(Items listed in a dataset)
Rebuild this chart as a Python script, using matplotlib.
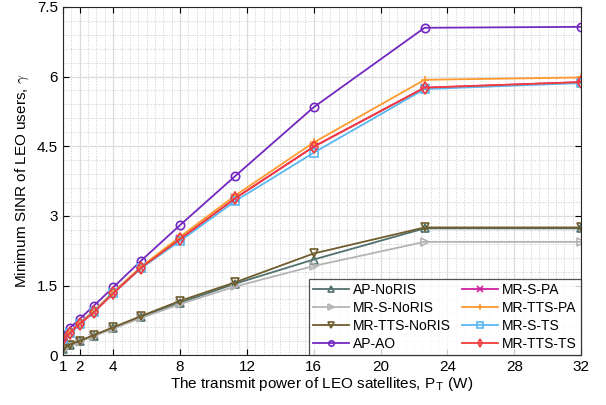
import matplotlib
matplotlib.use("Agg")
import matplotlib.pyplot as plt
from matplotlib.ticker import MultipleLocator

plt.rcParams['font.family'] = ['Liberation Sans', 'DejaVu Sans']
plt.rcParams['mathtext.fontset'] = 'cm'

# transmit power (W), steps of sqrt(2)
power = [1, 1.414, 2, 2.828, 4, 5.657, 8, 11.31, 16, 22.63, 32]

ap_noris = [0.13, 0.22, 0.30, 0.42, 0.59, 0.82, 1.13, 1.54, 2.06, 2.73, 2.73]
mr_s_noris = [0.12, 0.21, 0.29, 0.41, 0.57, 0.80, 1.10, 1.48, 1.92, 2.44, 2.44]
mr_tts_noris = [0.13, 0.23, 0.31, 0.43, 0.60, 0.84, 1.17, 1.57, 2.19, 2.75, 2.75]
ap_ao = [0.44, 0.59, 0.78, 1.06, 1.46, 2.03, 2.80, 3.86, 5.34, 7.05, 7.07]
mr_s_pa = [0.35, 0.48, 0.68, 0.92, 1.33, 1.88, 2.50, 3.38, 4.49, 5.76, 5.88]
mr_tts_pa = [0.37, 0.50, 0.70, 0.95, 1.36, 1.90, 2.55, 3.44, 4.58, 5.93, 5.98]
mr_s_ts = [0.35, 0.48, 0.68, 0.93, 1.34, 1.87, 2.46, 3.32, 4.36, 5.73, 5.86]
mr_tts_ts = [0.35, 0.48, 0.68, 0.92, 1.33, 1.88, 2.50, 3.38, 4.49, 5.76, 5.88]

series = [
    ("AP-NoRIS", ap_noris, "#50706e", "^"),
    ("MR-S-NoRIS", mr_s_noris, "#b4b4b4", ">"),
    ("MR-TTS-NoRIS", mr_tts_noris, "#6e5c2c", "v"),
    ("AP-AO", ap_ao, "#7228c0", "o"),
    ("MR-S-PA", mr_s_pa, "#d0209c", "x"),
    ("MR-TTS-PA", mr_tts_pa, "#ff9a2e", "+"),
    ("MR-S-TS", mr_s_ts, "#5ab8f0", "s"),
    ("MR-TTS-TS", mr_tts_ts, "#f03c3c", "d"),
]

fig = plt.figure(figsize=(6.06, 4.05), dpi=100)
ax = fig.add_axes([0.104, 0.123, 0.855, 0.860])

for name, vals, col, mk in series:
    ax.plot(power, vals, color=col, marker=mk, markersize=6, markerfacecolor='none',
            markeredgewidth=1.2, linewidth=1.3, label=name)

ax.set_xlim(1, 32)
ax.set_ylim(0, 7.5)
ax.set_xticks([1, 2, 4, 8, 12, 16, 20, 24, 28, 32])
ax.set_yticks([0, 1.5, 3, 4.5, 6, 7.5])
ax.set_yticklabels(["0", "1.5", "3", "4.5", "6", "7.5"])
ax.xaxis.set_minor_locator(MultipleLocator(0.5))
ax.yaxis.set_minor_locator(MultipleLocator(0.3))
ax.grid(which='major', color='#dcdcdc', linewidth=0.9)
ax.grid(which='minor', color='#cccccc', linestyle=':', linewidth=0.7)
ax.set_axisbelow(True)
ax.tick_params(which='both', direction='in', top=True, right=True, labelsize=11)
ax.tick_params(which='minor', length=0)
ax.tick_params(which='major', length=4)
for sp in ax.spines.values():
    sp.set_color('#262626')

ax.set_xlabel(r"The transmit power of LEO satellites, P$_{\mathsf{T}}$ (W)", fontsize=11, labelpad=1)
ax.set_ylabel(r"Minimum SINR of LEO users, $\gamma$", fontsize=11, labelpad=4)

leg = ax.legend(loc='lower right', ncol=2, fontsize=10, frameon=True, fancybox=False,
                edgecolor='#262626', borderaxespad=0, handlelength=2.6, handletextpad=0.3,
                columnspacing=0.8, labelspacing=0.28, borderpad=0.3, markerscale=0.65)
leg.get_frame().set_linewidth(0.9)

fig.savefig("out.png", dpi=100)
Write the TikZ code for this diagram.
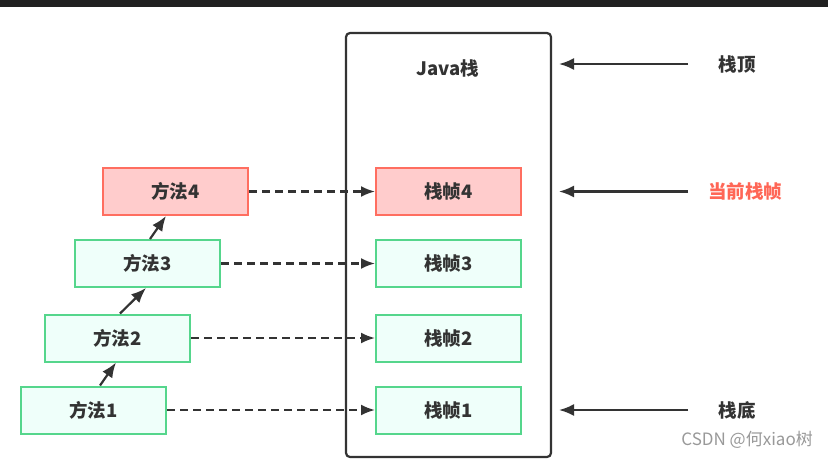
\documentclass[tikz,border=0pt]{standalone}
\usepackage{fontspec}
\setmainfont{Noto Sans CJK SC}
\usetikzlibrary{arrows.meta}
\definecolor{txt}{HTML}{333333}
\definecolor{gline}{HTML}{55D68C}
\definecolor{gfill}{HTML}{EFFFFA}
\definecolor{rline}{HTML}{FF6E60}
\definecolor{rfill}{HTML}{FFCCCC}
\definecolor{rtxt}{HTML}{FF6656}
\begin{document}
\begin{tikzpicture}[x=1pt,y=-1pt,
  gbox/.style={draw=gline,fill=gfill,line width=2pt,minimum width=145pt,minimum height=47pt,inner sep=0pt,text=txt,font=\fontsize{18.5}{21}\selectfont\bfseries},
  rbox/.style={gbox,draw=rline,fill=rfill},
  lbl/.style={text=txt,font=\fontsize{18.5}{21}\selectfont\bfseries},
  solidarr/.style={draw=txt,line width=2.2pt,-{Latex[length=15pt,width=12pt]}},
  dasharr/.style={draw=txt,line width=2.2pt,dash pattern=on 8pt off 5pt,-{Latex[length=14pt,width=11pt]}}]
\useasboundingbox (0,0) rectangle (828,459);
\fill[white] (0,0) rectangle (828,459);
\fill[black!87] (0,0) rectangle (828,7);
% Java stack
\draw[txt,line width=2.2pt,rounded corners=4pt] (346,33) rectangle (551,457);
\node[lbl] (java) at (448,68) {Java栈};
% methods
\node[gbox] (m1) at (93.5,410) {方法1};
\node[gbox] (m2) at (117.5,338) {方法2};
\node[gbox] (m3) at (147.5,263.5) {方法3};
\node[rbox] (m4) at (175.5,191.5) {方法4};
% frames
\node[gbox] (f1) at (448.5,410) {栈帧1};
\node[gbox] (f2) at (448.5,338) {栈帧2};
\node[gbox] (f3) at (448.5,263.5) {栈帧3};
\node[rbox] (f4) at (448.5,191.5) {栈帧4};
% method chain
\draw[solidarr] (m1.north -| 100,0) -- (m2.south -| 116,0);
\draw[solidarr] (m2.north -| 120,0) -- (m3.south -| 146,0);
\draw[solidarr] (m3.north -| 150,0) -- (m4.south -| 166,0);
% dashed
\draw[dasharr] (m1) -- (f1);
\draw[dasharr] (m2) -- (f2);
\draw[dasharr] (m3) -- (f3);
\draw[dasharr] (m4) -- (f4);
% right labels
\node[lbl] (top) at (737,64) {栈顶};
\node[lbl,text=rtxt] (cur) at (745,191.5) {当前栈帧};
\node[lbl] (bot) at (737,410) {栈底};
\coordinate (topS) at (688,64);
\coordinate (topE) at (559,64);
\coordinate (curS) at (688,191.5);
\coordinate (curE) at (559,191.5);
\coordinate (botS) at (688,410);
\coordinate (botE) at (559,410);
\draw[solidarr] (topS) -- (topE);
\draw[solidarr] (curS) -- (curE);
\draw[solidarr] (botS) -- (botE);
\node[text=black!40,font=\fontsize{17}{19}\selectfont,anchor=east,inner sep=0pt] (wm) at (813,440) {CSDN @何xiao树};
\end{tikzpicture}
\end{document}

**EXERCISE GOAL**
Set down the complete material exactly, but do not include the images.

**RESULT BELOW**
Rebuild this chart as a Python script, using matplotlib.
import matplotlib
matplotlib.use("Agg")
import matplotlib.pyplot as plt
from matplotlib.ticker import MultipleLocator

plt.rcParams['font.family'] = ['Liberation Sans', 'DejaVu Sans']
plt.rcParams['mathtext.fontset'] = 'cm'

# transmit power (W), steps of sqrt(2)
power = [1, 1.414, 2, 2.828, 4, 5.657, 8, 11.31, 16, 22.63, 32]

ap_noris = [0.13, 0.22, 0.30, 0.42, 0.59, 0.82, 1.13, 1.54, 2.06, 2.73, 2.73]
mr_s_noris = [0.12, 0.21, 0.29, 0.41, 0.57, 0.80, 1.10, 1.48, 1.92, 2.44, 2.44]
mr_tts_noris = [0.13, 0.23, 0.31, 0.43, 0.60, 0.84, 1.17, 1.57, 2.19, 2.75, 2.75]
ap_ao = [0.44, 0.59, 0.78, 1.06, 1.46, 2.03, 2.80, 3.86, 5.34, 7.05, 7.07]
mr_s_pa = [0.35, 0.48, 0.68, 0.92, 1.33, 1.88, 2.50, 3.38, 4.49, 5.76, 5.88]
mr_tts_pa = [0.37, 0.50, 0.70, 0.95, 1.36, 1.90, 2.55, 3.44, 4.58, 5.93, 5.98]
mr_s_ts = [0.35, 0.48, 0.68, 0.93, 1.34, 1.87, 2.46, 3.32, 4.36, 5.73, 5.86]
mr_tts_ts = [0.35, 0.48, 0.68, 0.92, 1.33, 1.88, 2.50, 3.38, 4.49, 5.76, 5.88]

series = [
    ("AP-NoRIS", ap_noris, "#50706e", "^"),
    ("MR-S-NoRIS", mr_s_noris, "#b4b4b4", ">"),
    ("MR-TTS-NoRIS", mr_tts_noris, "#6e5c2c", "v"),
    ("AP-AO", ap_ao, "#7228c0", "o"),
    ("MR-S-PA", mr_s_pa, "#d0209c", "x"),
    ("MR-TTS-PA", mr_tts_pa, "#ff9a2e", "+"),
    ("MR-S-TS", mr_s_ts, "#5ab8f0", "s"),
    ("MR-TTS-TS", mr_tts_ts, "#f03c3c", "d"),
]

fig = plt.figure(figsize=(6.06, 4.05), dpi=100)
ax = fig.add_axes([0.104, 0.123, 0.855, 0.860])

for name, vals, col, mk in series:
    ax.plot(power, vals, color=col, marker=mk, markersize=6, markerfacecolor='none',
            markeredgewidth=1.2, linewidth=1.3, label=name)

ax.set_xlim(1, 32)
ax.set_ylim(0, 7.5)
ax.set_xticks([1, 2, 4, 8, 12, 16, 20, 24, 28, 32])
ax.set_yticks([0, 1.5, 3, 4.5, 6, 7.5])
ax.set_yticklabels(["0", "1.5", "3", "4.5", "6", "7.5"])
ax.xaxis.set_minor_locator(MultipleLocator(0.5))
ax.yaxis.set_minor_locator(MultipleLocator(0.3))
ax.grid(which='major', color='#dcdcdc', linewidth=0.9)
ax.grid(which='minor', color='#cccccc', linestyle=':', linewidth=0.7)
ax.set_axisbelow(True)
ax.tick_params(which='both', direction='in', top=True, right=True, labelsize=11)
ax.tick_params(which='minor', length=0)
ax.tick_params(which='major', length=4)
for sp in ax.spines.values():
    sp.set_color('#262626')

ax.set_xlabel(r"The transmit power of LEO satellites, P$_{\mathsf{T}}$ (W)", fontsize=11, labelpad=1)
ax.set_ylabel(r"Minimum SINR of LEO users, $\gamma$", fontsize=11, labelpad=4)

leg = ax.legend(loc='lower right', ncol=2, fontsize=10, frameon=True, fancybox=False,
                edgecolor='#262626', borderaxespad=0, handlelength=2.6, handletextpad=0.3,
                columnspacing=0.8, labelspacing=0.28, borderpad=0.3, markerscale=0.65)
leg.get_frame().set_linewidth(0.9)

fig.savefig("out.png", dpi=100)
Write the TikZ code for this diagram.
\documentclass[tikz,border=0pt]{standalone}
\usepackage{fontspec}
\setmainfont{Noto Sans CJK SC}
\usetikzlibrary{arrows.meta}
\definecolor{txt}{HTML}{333333}
\definecolor{gline}{HTML}{55D68C}
\definecolor{gfill}{HTML}{EFFFFA}
\definecolor{rline}{HTML}{FF6E60}
\definecolor{rfill}{HTML}{FFCCCC}
\definecolor{rtxt}{HTML}{FF6656}
\begin{document}
\begin{tikzpicture}[x=1pt,y=-1pt,
  gbox/.style={draw=gline,fill=gfill,line width=2pt,minimum width=145pt,minimum height=47pt,inner sep=0pt,text=txt,font=\fontsize{18.5}{21}\selectfont\bfseries},
  rbox/.style={gbox,draw=rline,fill=rfill},
  lbl/.style={text=txt,font=\fontsize{18.5}{21}\selectfont\bfseries},
  solidarr/.style={draw=txt,line width=2.2pt,-{Latex[length=15pt,width=12pt]}},
  dasharr/.style={draw=txt,line width=2.2pt,dash pattern=on 8pt off 5pt,-{Latex[length=14pt,width=11pt]}}]
\useasboundingbox (0,0) rectangle (828,459);
\fill[white] (0,0) rectangle (828,459);
\fill[black!87] (0,0) rectangle (828,7);
% Java stack
\draw[txt,line width=2.2pt,rounded corners=4pt] (346,33) rectangle (551,457);
\node[lbl] (java) at (448,68) {Java栈};
% methods
\node[gbox] (m1) at (93.5,410) {方法1};
\node[gbox] (m2) at (117.5,338) {方法2};
\node[gbox] (m3) at (147.5,263.5) {方法3};
\node[rbox] (m4) at (175.5,191.5) {方法4};
% frames
\node[gbox] (f1) at (448.5,410) {栈帧1};
\node[gbox] (f2) at (448.5,338) {栈帧2};
\node[gbox] (f3) at (448.5,263.5) {栈帧3};
\node[rbox] (f4) at (448.5,191.5) {栈帧4};
% method chain
\draw[solidarr] (m1.north -| 100,0) -- (m2.south -| 116,0);
\draw[solidarr] (m2.north -| 120,0) -- (m3.south -| 146,0);
\draw[solidarr] (m3.north -| 150,0) -- (m4.south -| 166,0);
% dashed
\draw[dasharr] (m1) -- (f1);
\draw[dasharr] (m2) -- (f2);
\draw[dasharr] (m3) -- (f3);
\draw[dasharr] (m4) -- (f4);
% right labels
\node[lbl] (top) at (737,64) {栈顶};
\node[lbl,text=rtxt] (cur) at (745,191.5) {当前栈帧};
\node[lbl] (bot) at (737,410) {栈底};
\coordinate (topS) at (688,64);
\coordinate (topE) at (559,64);
\coordinate (curS) at (688,191.5);
\coordinate (curE) at (559,191.5);
\coordinate (botS) at (688,410);
\coordinate (botE) at (559,410);
\draw[solidarr] (topS) -- (topE);
\draw[solidarr] (curS) -- (curE);
\draw[solidarr] (botS) -- (botE);
\node[text=black!40,font=\fontsize{17}{19}\selectfont,anchor=east,inner sep=0pt] (wm) at (813,440) {CSDN @何xiao树};
\end{tikzpicture}
\end{document}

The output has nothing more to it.